“How many days until Christmas?” spikes every autumn, but the same question applies to any holiday — Halloween, New Year, Thanksgiving, Easter, a national holiday or your own celebration. Here’s how to count down accurately, including the holidays that move around.
Counting down to a fixed-date holiday
Christmas is easy because it’s always 25 December. To count the days, find the gap between today and 25 December this year — or next year if it’s already passed. The fastest way is the date difference calculator: enter today and 25 December and it returns the exact number of days, accounting for month lengths and any leap year in between.
Holidays that move
Some holidays don’t have a fixed date:
- Thanksgiving (US) falls on the fourth Thursday of November, so its date shifts each year.
- Easter moves the most — it’s tied to the first full moon after the spring equinox and can land anywhere from late March to late April.
- Public holidays are often “observed” on the nearest weekday when they fall on a weekend.
For these, look up the specific date for the year you care about, then count to that date with the date difference calculator.
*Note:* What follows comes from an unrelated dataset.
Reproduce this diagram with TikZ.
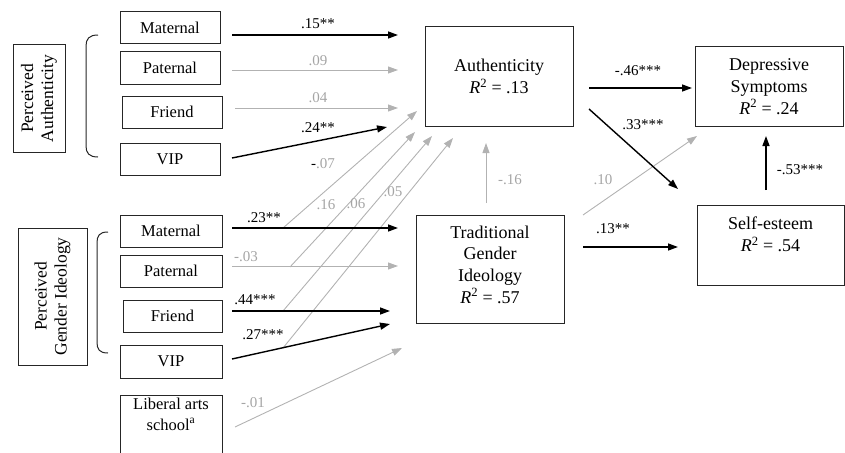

Counting down to your own date
The same approach works for any personal countdown — a wedding, a holiday departure, an exam, a product launch. Enter today and your target date for the exact days remaining. If you’d rather work backwards (“I need to start preparing 60 days before”), the add or subtract days calculator finds that earlier date for you.
A note on counting style
Decide whether the target day itself counts. A countdown usually means “days until,” which excludes today and the day itself; if you’re counting sleeps with a child, you might include one of them. The difference is just one day, but it’s worth being consistent.